それで、たくさんほかにも使っている人がいれば、使える単語だし、そうでなければ、たとえ辞書の日本語訳で、自分が表現したい意味を持っていたとしても、やめておく。違う言い回しを考える。このときに、グーグルの画像検索を使うことも1つで、ある単語を検索したときに、自分が日本語で言いたい意味を表す画像が出てこないときはやめておく。違う単語がないかを調べる。

これをはじめた理由

最初にポルトガル語を勉強し始めて思っていたのは、「単語が違うんだから、意味が同じなわけない」ってこと。だって、もし、同じだったら1つでいいじゃん、って。

あとは、よく和英、日葡辞書とかで調べると、いくつも候補が出てくる。そのたびに、何個も出てくるけど、それぞれに使われる場面とか、実際にその言語を使っている人たちが、その単語に持つイメージというのは違うんだろうなということを考えてから。

もう1つ思っていたのは、どの単語が一番失礼がないだろうかってこと。その単語を使ったことで、どういう意図が伝わるかってことがすごく気になってしまう。ただ意味が伝わるだけではなく、できるなら、よりよく伝えたいし、実際にその言語を使う人が話すように話したかったから。

そんな理由があって、調べることを始めました。調べるのにたくさん方法はあるけれど、大事なことは、その単語の背景に興味を持つこと。

おわりに

外国語学習をするときに、単語の学習は大事。
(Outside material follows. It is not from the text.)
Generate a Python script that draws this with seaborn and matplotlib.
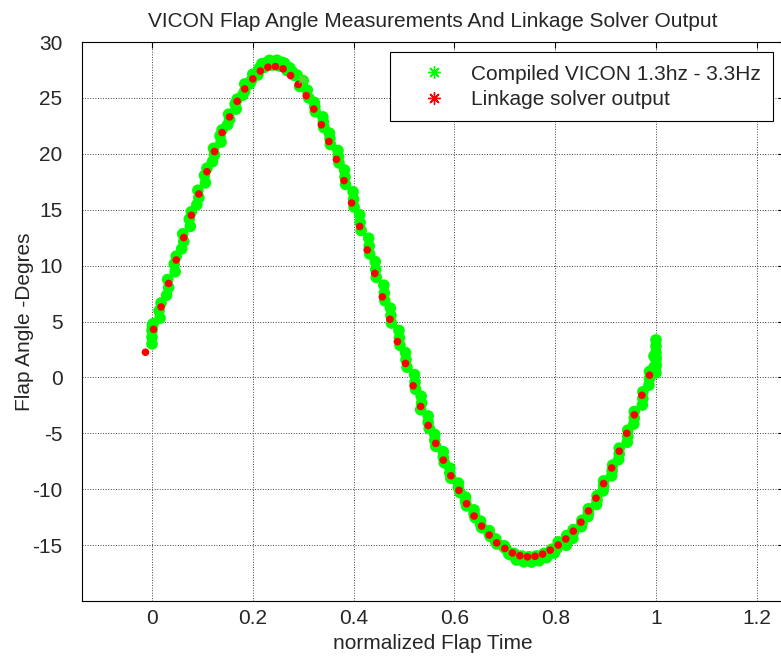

その意味を知ることも大事なんだけど、なんでその意味になるのかって理由も一緒に覚えたい。なぜなら、その単語を使うようになったのには、どんな背景があるのかを知っておくと、使いこなすことができるから。

まずは気になる単語と出会ったら、それを使った例文を調べてみよう。いろんなサイトで、例文を見ることができる。そこから、その単語の背景を知って、よりよく外国語を使えるようになろう。